* _Problem description_
Exactly repeat the material, dropping every picture from the copy.
=-=-=-=-=
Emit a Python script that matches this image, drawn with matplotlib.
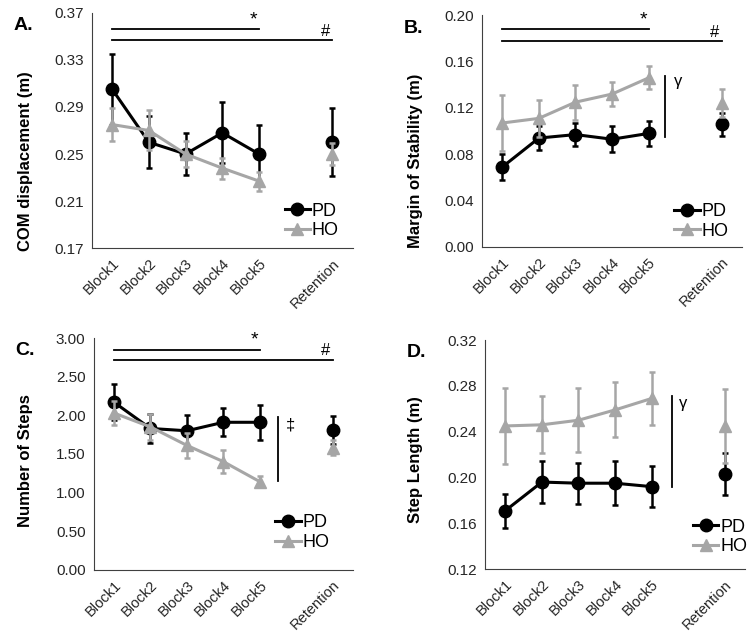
import matplotlib
matplotlib.use("Agg")
import matplotlib.pyplot as plt

plt.rcParams['font.family'] = ['Liberation Sans', 'DejaVu Sans']

blocks = ['Block1', 'Block2', 'Block3', 'Block4', 'Block5', 'Retention']
xpos = [0, 1, 2, 3, 4, 6]

# A. COM displacement
pd_com = [0.305, 0.260, 0.250, 0.268, 0.250, 0.260]
pd_com_err = [0.030, 0.022, 0.018, 0.026, 0.025, 0.029]
ho_com = [0.275, 0.270, 0.250, 0.238, 0.227, 0.250]
ho_com_err = [0.014, 0.017, 0.011, 0.009, 0.008, 0.009]

# B. Margin of stability
pd_mos = [0.069, 0.094, 0.097, 0.093, 0.098, 0.106]
pd_mos_err = [0.011, 0.010, 0.010, 0.011, 0.011, 0.010]
ho_mos = [0.107, 0.111, 0.125, 0.132, 0.146, 0.124]
ho_mos_err = [0.024, 0.016, 0.015, 0.010, 0.010, 0.012]

# C. Number of steps
pd_steps = [2.17, 1.83, 1.80, 1.91, 1.91, 1.81]
pd_steps_err = [0.23, 0.19, 0.20, 0.18, 0.23, 0.18]
ho_steps = [2.03, 1.85, 1.61, 1.40, 1.14, 1.58]
ho_steps_err = [0.16, 0.17, 0.16, 0.15, 0.07, 0.10]

# D. Step length
pd_sl = [0.171, 0.196, 0.195, 0.195, 0.192, 0.203]
pd_sl_err = [0.015, 0.018, 0.018, 0.019, 0.018, 0.018]
ho_sl = [0.245, 0.246, 0.250, 0.259, 0.269, 0.245]
ho_sl_err = [0.033, 0.025, 0.028, 0.024, 0.023, 0.032]

BLACK = '#000000'
GRAY = '#a6a6a6'

fig = plt.figure(figsize=(7.51, 6.38), dpi=100)


def panel(rect, letter, ylabel, pd, pd_err, ho, ho_err, yticks, leg_anchor, label_xy):
    ax = fig.add_axes(rect)
    # PD
    ax.errorbar(xpos, pd, yerr=pd_err, fmt='none', ecolor=BLACK, elinewidth=1.8,
                capsize=2.5, capthick=1.8, zorder=2)
    ax.plot(xpos[:5], pd[:5], color=BLACK, lw=2.2, zorder=3)
    ax.plot(xpos, pd, 'o', color=BLACK, ms=9, zorder=3)
    # HO
    ax.errorbar(xpos, ho, yerr=ho_err, fmt='none', ecolor=GRAY, elinewidth=1.8,
                capsize=2.5, capthick=1.8, zorder=4)
    ax.plot(xpos[:5], ho[:5], color=GRAY, lw=2.2, zorder=5)
    ax.plot(xpos, ho, '^', color=GRAY, ms=8, zorder=5)
    # legend proxies
    h1, = ax.plot([], [], '-o', color=BLACK, lw=2.2, ms=9, label='PD')
    h2, = ax.plot([], [], '-^', color=GRAY, lw=2.2, ms=8, label='HO')
    ax.legend(handles=[h1, h2], loc='center left', bbox_to_anchor=leg_anchor,
              frameon=False, fontsize=13, handlelength=1.4, handletextpad=0.1,
              borderpad=0, borderaxespad=0, labelspacing=0.15)

    ax.set_xlim(-0.55, 6.55)
    ax.set_ylim(yticks[0], yticks[-1])
    ax.set_yticks(yticks)
    ax.set_yticklabels(['{:.2f}'.format(v) for v in yticks], fontsize=11, color='#262626')
    ax.set_xticks(xpos)
    ax.set_xticklabels(blocks, rotation=45, ha='right', rotation_mode='anchor',
                       fontsize=10.5, color='#262626')
    ax.tick_params(length=0, pad=6)
    ax.spines['top'].set_visible(False)
    ax.spines['right'].set_visible(False)
    ax.spines['left'].set_color('#404040')
    ax.spines['bottom'].set_color('#404040')
    ax.set_ylabel(ylabel, fontsize=12, fontweight='bold')
    ax.yaxis.set_label_coords(*label_xy)
    fig.text(rect[0] - 0.105, rect[1] + rect[3] - 0.02, letter, fontsize=14,
             fontweight='bold', ha='left', va='center')
    return ax


def sig_lines(ax, y1, y2, dy):
    ax.plot([0, 4], [y1, y1], color=BLACK, lw=1.3, clip_on=False)
    ax.plot([0, 6], [y2, y2], color=BLACK, lw=1.3, clip_on=False)
    ax.text(3.85, y1 + dy, '*', fontsize=14, ha='center', va='bottom')
    ax.text(5.8, y2 + dy, '#', fontsize=12, ha='center', va='bottom')


axA = panel([0.1225, 0.611, 0.347, 0.369], 'A.', 'COM displacement (m)',
            pd_com, pd_com_err, ho_com, ho_com_err,
            [0.17, 0.21, 0.25, 0.29, 0.33, 0.37], (0.74, 0.115), (-0.227, 0.37))
sig_lines(axA, 0.356, 0.347, 0.001)

axB = panel([0.642, 0.613, 0.346, 0.363], 'B.', 'Margin of Stability (m)',
            pd_mos, pd_mos_err, ho_mos, ho_mos_err,
            [0.00, 0.04, 0.08, 0.12, 0.16, 0.20], (0.74, 0.11), (-0.227, 0.37))
sig_lines(axB, 0.188, 0.178, 0.001)
axB.plot([4.45, 4.45], [0.095, 0.148], color=BLACK, lw=1.3)
axB.text(4.8, 0.149, 'γ', fontsize=12, ha='center', va='top')

axC = panel([0.125, 0.107, 0.345, 0.363], 'C.', 'Number of Steps',
            pd_steps, pd_steps_err, ho_steps, ho_steps_err,
            [0.00, 0.50, 1.00, 1.50, 2.00, 2.50, 3.00], (0.70, 0.16), (-0.235, 0.47))
sig_lines(axC, 2.84, 2.72, 0.02)
axC.plot([4.5, 4.5], [1.15, 1.98], color=BLACK, lw=1.3)
axC.text(4.85, 1.97, '‡', fontsize=12, ha='center', va='top')

axD = panel([0.646, 0.108, 0.346, 0.359], 'D.', 'Step Length (m)',
            pd_sl, pd_sl_err, ho_sl, ho_sl_err,
            [0.12, 0.16, 0.20, 0.24, 0.28, 0.32], (0.80, 0.14), (-0.238, 0.48))
axD.plot([4.55, 4.55], [0.192, 0.271], color=BLACK, lw=1.3)
axD.text(4.85, 0.271, 'γ', fontsize=12, ha='center', va='top')

fig.savefig('out.png', dpi=100)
=-=-=-=-=
* _Reply to the exercise_
Emit a Python script that matches this image, drawn with matplotlib.
import matplotlib
matplotlib.use("Agg")
import matplotlib.pyplot as plt

plt.rcParams['font.family'] = ['Liberation Sans', 'DejaVu Sans']

blocks = ['Block1', 'Block2', 'Block3', 'Block4', 'Block5', 'Retention']
xpos = [0, 1, 2, 3, 4, 6]

# A. COM displacement
pd_com = [0.305, 0.260, 0.250, 0.268, 0.250, 0.260]
pd_com_err = [0.030, 0.022, 0.018, 0.026, 0.025, 0.029]
ho_com = [0.275, 0.270, 0.250, 0.238, 0.227, 0.250]
ho_com_err = [0.014, 0.017, 0.011, 0.009, 0.008, 0.009]

# B. Margin of stability
pd_mos = [0.069, 0.094, 0.097, 0.093, 0.098, 0.106]
pd_mos_err = [0.011, 0.010, 0.010, 0.011, 0.011, 0.010]
ho_mos = [0.107, 0.111, 0.125, 0.132, 0.146, 0.124]
ho_mos_err = [0.024, 0.016, 0.015, 0.010, 0.010, 0.012]

# C. Number of steps
pd_steps = [2.17, 1.83, 1.80, 1.91, 1.91, 1.81]
pd_steps_err = [0.23, 0.19, 0.20, 0.18, 0.23, 0.18]
ho_steps = [2.03, 1.85, 1.61, 1.40, 1.14, 1.58]
ho_steps_err = [0.16, 0.17, 0.16, 0.15, 0.07, 0.10]

# D. Step length
pd_sl = [0.171, 0.196, 0.195, 0.195, 0.192, 0.203]
pd_sl_err = [0.015, 0.018, 0.018, 0.019, 0.018, 0.018]
ho_sl = [0.245, 0.246, 0.250, 0.259, 0.269, 0.245]
ho_sl_err = [0.033, 0.025, 0.028, 0.024, 0.023, 0.032]

BLACK = '#000000'
GRAY = '#a6a6a6'

fig = plt.figure(figsize=(7.51, 6.38), dpi=100)


def panel(rect, letter, ylabel, pd, pd_err, ho, ho_err, yticks, leg_anchor, label_xy):
    ax = fig.add_axes(rect)
    # PD
    ax.errorbar(xpos, pd, yerr=pd_err, fmt='none', ecolor=BLACK, elinewidth=1.8,
                capsize=2.5, capthick=1.8, zorder=2)
    ax.plot(xpos[:5], pd[:5], color=BLACK, lw=2.2, zorder=3)
    ax.plot(xpos, pd, 'o', color=BLACK, ms=9, zorder=3)
    # HO
    ax.errorbar(xpos, ho, yerr=ho_err, fmt='none', ecolor=GRAY, elinewidth=1.8,
                capsize=2.5, capthick=1.8, zorder=4)
    ax.plot(xpos[:5], ho[:5], color=GRAY, lw=2.2, zorder=5)
    ax.plot(xpos, ho, '^', color=GRAY, ms=8, zorder=5)
    # legend proxies
    h1, = ax.plot([], [], '-o', color=BLACK, lw=2.2, ms=9, label='PD')
    h2, = ax.plot([], [], '-^', color=GRAY, lw=2.2, ms=8, label='HO')
    ax.legend(handles=[h1, h2], loc='center left', bbox_to_anchor=leg_anchor,
              frameon=False, fontsize=13, handlelength=1.4, handletextpad=0.1,
              borderpad=0, borderaxespad=0, labelspacing=0.15)

    ax.set_xlim(-0.55, 6.55)
    ax.set_ylim(yticks[0], yticks[-1])
    ax.set_yticks(yticks)
    ax.set_yticklabels(['{:.2f}'.format(v) for v in yticks], fontsize=11, color='#262626')
    ax.set_xticks(xpos)
    ax.set_xticklabels(blocks, rotation=45, ha='right', rotation_mode='anchor',
                       fontsize=10.5, color='#262626')
    ax.tick_params(length=0, pad=6)
    ax.spines['top'].set_visible(False)
    ax.spines['right'].set_visible(False)
    ax.spines['left'].set_color('#404040')
    ax.spines['bottom'].set_color('#404040')
    ax.set_ylabel(ylabel, fontsize=12, fontweight='bold')
    ax.yaxis.set_label_coords(*label_xy)
    fig.text(rect[0] - 0.105, rect[1] + rect[3] - 0.02, letter, fontsize=14,
             fontweight='bold', ha='left', va='center')
    return ax


def sig_lines(ax, y1, y2, dy):
    ax.plot([0, 4], [y1, y1], color=BLACK, lw=1.3, clip_on=False)
    ax.plot([0, 6], [y2, y2], color=BLACK, lw=1.3, clip_on=False)
    ax.text(3.85, y1 + dy, '*', fontsize=14, ha='center', va='bottom')
    ax.text(5.8, y2 + dy, '#', fontsize=12, ha='center', va='bottom')


axA = panel([0.1225, 0.611, 0.347, 0.369], 'A.', 'COM displacement (m)',
            pd_com, pd_com_err, ho_com, ho_com_err,
            [0.17, 0.21, 0.25, 0.29, 0.33, 0.37], (0.74, 0.115), (-0.227, 0.37))
sig_lines(axA, 0.356, 0.347, 0.001)

axB = panel([0.642, 0.613, 0.346, 0.363], 'B.', 'Margin of Stability (m)',
            pd_mos, pd_mos_err, ho_mos, ho_mos_err,
            [0.00, 0.04, 0.08, 0.12, 0.16, 0.20], (0.74, 0.11), (-0.227, 0.37))
sig_lines(axB, 0.188, 0.178, 0.001)
axB.plot([4.45, 4.45], [0.095, 0.148], color=BLACK, lw=1.3)
axB.text(4.8, 0.149, 'γ', fontsize=12, ha='center', va='top')

axC = panel([0.125, 0.107, 0.345, 0.363], 'C.', 'Number of Steps',
            pd_steps, pd_steps_err, ho_steps, ho_steps_err,
            [0.00, 0.50, 1.00, 1.50, 2.00, 2.50, 3.00], (0.70, 0.16), (-0.235, 0.47))
sig_lines(axC, 2.84, 2.72, 0.02)
axC.plot([4.5, 4.5], [1.15, 1.98], color=BLACK, lw=1.3)
axC.text(4.85, 1.97, '‡', fontsize=12, ha='center', va='top')

axD = panel([0.646, 0.108, 0.346, 0.359], 'D.', 'Step Length (m)',
            pd_sl, pd_sl_err, ho_sl, ho_sl_err,
            [0.12, 0.16, 0.20, 0.24, 0.28, 0.32], (0.80, 0.14), (-0.238, 0.48))
axD.plot([4.55, 4.55], [0.192, 0.271], color=BLACK, lw=1.3)
axD.text(4.85, 0.271, 'γ', fontsize=12, ha='center', va='top')

fig.savefig('out.png', dpi=100)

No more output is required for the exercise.